Puree 1/3 of the beans with 1 cup of the water or vegetable stock (as much as you like to make the soup thick or a little thinner). Stir into the vegetables in the pot. Add the remaining beans, water or vegetable stock and mojo sauce. Bring to a simmer and cook until heated through. Adjust seasonings to taste. Serve over rice or alongside Marinated Rice with the cilantro and avocado as garnish.

Marinated Rice

Okay - this rice dish is so good I could eat it plain, all by itself, with nothing else to accompany it. It's supposed to go with Cuban Black Bean Soup, and I did indeed serve the rice with the soup, but the rice is a great stand-alone dish as it is. I've never really cared for rice too much, but I really like it prepared this way. The original recipe for the rice can be found here.

1 cup long-grain brown rice
2 cups water
1 tsp. olive oil
pinch salt
1 1/2 medium ripe tomatoes, diced
4 large scallions, white and light green parts only, thinly sliced
1 tsp. olive oil
3 tbsp. apple cider vinegar

Bring water, olive oil and pinch of salt to a boil. Add the rice.
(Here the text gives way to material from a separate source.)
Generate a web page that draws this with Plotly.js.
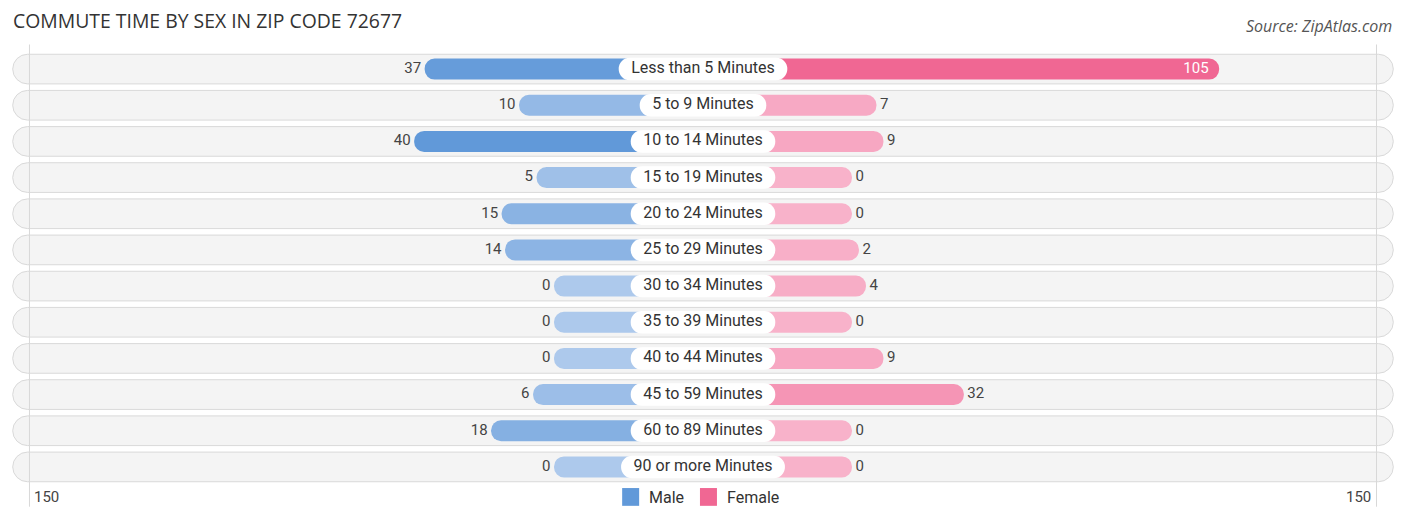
<!DOCTYPE html>
<html>
<head>
<meta charset="utf-8">
<script src="https://cdn.plot.ly/plotly-3.0.1.min.js"></script>
<style>
  body { margin: 0; background: #fff; }
  #plot { width: 1406px; height: 523px; }
</style>
</head>
<body>
<div id="plot"></div>
<script>
var categories = ['Less than 5 Minutes', '5 to 9 Minutes', '10 to 14 Minutes', '15 to 19 Minutes',
  '20 to 24 Minutes', '25 to 29 Minutes', '30 to 34 Minutes', '35 to 39 Minutes',
  '40 to 44 Minutes', '45 to 59 Minutes', '60 to 89 Minutes', '90 or more Minutes'];
var male = [37, 10, 40, 5, 15, 14, 0, 0, 0, 6, 18, 0];
var female = [105, 7, 9, 0, 0, 2, 4, 0, 9, 32, 0, 0];
var axisMax = 150;

// bars start behind the centre label, so every bar gets a fixed offset
var OFFSET = 42.6;
var R = 197.6;
var K = 691 / R; // px per unit

function mix(a, b, t) {
  var pa = [parseInt(a.substr(1,2),16), parseInt(a.substr(3,2),16), parseInt(a.substr(5,2),16)];
  var pb = [parseInt(b.substr(1,2),16), parseInt(b.substr(3,2),16), parseInt(b.substr(5,2),16)];
  var c = pa.map(function(v, i){ return Math.round(v + (pb[i]-v)*t); });
  return 'rgb(' + c.join(',') + ')';
}

function shade(vals, light, strong) {
  var mx = Math.max.apply(null, vals);
  return vals.map(function(v){ return mix(light, strong, Math.pow(v / mx, 0.8)); });
}

var idx = categories.map(function(c, i){ return i; });

var ctx = document.createElement('canvas').getContext('2d');
ctx.font = '16px Roboto';
var halfW = categories.map(function(c){ return (ctx.measureText(c).width / 2 + 12.5) / K; });

var rows = {
  type: 'bar', orientation: 'h', y: idx,
  x: idx.map(function(){ return 2 * R - 0.4; }),
  base: idx.map(function(){ return -R + 0.2; }),
  width: 0.82,
  marker: { color: '#f4f4f4', line: { color: '#d9d9d9', width: 1 }, cornerradius: 15 },
  hoverinfo: 'skip', showlegend: false
};

var maleBars = {
  type: 'bar', orientation: 'h', y: idx,
  x: male.map(function(v){ return -(OFFSET + v); }),
  base: idx.map(function(){ return 0; }),
  width: 0.58,
  marker: { color: shade(male, '#adc9ec', '#6199d9'), cornerradius: 10 },
  hoverinfo: 'skip', showlegend: false
};

var femaleBars = {
  type: 'bar', orientation: 'h', y: idx,
  x: female.map(function(v){ return OFFSET + v; }),
  base: idx.map(function(){ return 0; }),
  width: 0.58,
  marker: { color: shade(female, '#f8b2ca', '#f06793'), cornerradius: 10 },
  hoverinfo: 'skip', showlegend: false
};

var labelBoxes = {
  type: 'bar', orientation: 'h', y: idx,
  x: halfW.map(function(h){ return 2 * h; }),
  base: halfW.map(function(h){ return -h; }),
  width: 0.62,
  marker: { color: '#ffffff', cornerradius: 11 },
  hoverinfo: 'skip', showlegend: false
};

var labelText = {
  type: 'scatter', mode: 'text', y: idx, x: idx.map(function(){ return 0; }),
  text: categories, textposition: 'middle center',
  textfont: { family: 'Roboto', size: 16, color: '#333' },
  hoverinfo: 'skip', showlegend: false
};

var maleText = {
  type: 'scatter', mode: 'text', y: idx,
  x: male.map(function(v){ return -(OFFSET + v) - 1.0; }),
  text: male.map(String), textposition: 'middle left',
  textfont: { family: 'Roboto', size: 15, color: '#444' },
  hoverinfo: 'skip', showlegend: false
};

var femaleInside = female.map(function(v){ return v > 80; });
var femaleText = {
  type: 'scatter', mode: 'text', y: idx,
  x: female.map(function(v, i){ return femaleInside[i] ? OFFSET + v - 3 : OFFSET + v + 1.0; }),
  text: female.map(String),
  textposition: female.map(function(v, i){ return femaleInside[i] ? 'middle left' : 'middle right'; }),
  textfont: { family: 'Roboto', size: 15,
    color: female.map(function(v, i){ return femaleInside[i] ? '#ffffff' : '#444'; }) },
  hoverinfo: 'skip', showlegend: false
};

var gridX = [-(OFFSET + axisMax), OFFSET + axisMax];

var layout = {
  width: 1406, height: 523,
  margin: { l: 12, r: 12, t: 50.5, b: 38 },
  paper_bgcolor: '#fff', plot_bgcolor: '#fff',
  barmode: 'overlay',
  font: { family: 'Roboto', color: '#333' },
  xaxis: { range: [-R, R], showgrid: false, zeroline: false, showticklabels: false, fixedrange: true },
  yaxis: { range: [11.5, -0.5], showgrid: false, zeroline: false, showticklabels: false, fixedrange: true },
  showlegend: false,
  shapes: gridX.map(function(x){
    return { type: 'line', xref: 'x', yref: 'paper', x0: x, x1: x, y0: -0.05, y1: 1.015,
      line: { color: '#d8d8d8', width: 1 }, layer: 'above' };
  }).concat([
    { type: 'rect', xref: 'paper', yref: 'paper', x0: 0.4415, x1: 0.4538, y0: -0.007, y1: -0.048,
      fillcolor: '#6199d9', line: { width: 0 } },
    { type: 'rect', xref: 'paper', yref: 'paper', x0: 0.4978, x1: 0.5101, y0: -0.007, y1: -0.048,
      fillcolor: '#f06793', line: { width: 0 } }
  ]),
  annotations: [
    { xref: 'paper', yref: 'paper', x: -0.001, y: 1.0, yshift: 46, xanchor: 'left', yanchor: 'top',
      text: 'COMMUTE TIME BY SEX IN ZIP CODE 72677', showarrow: false,
      font: { family: 'Open Sans', size: 19.4, color: '#333' } },
    { xref: 'paper', yref: 'paper', x: 1.0, y: 1.0, yshift: 38, xanchor: 'right', yanchor: 'top',
      text: '<i>Source: ZipAtlas.com</i>', showarrow: false,
      font: { family: 'Open Sans', size: 16, color: '#555' } },
    { xref: 'x', yref: 'paper', x: gridX[0], y: -0.028, xanchor: 'left', yanchor: 'middle',
      xshift: 3, text: String(axisMax), showarrow: false, font: { family: 'Roboto', size: 15, color: '#444' } },
    { xref: 'x', yref: 'paper', x: gridX[1], y: -0.028, xanchor: 'right', yanchor: 'middle',
      xshift: -4, text: String(axisMax), showarrow: false, font: { family: 'Roboto', size: 15, color: '#444' } },
    { xref: 'paper', yref: 'paper', x: 0.4595, y: -0.028, xanchor: 'left', yanchor: 'middle',
      text: 'Male', showarrow: false, font: { family: 'Roboto', size: 16, color: '#333' } },
    { xref: 'paper', yref: 'paper', x: 0.5158, y: -0.028, xanchor: 'left', yanchor: 'middle',
      text: 'Female', showarrow: false, font: { family: 'Roboto', size: 16, color: '#333' } }
  ]
};

Plotly.newPlot('plot', [rows, maleBars, femaleBars, labelBoxes, labelText, maleText, femaleText],
  layout, { displayModeBar: false, staticPlot: true });
</script>
</body>
</html>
Cover and simmer 45 minutes or until all the water has been absorbed. Remove from heat and let sit 10 minutes. Fluff with a fork and cool to room temperature.

Combine the diced tomatoes, scallions, olive oil and vinegar. Pour over the rice and toss well. Serve at room temperature. This is a good accompaniment to Cuban Black Bean Soup.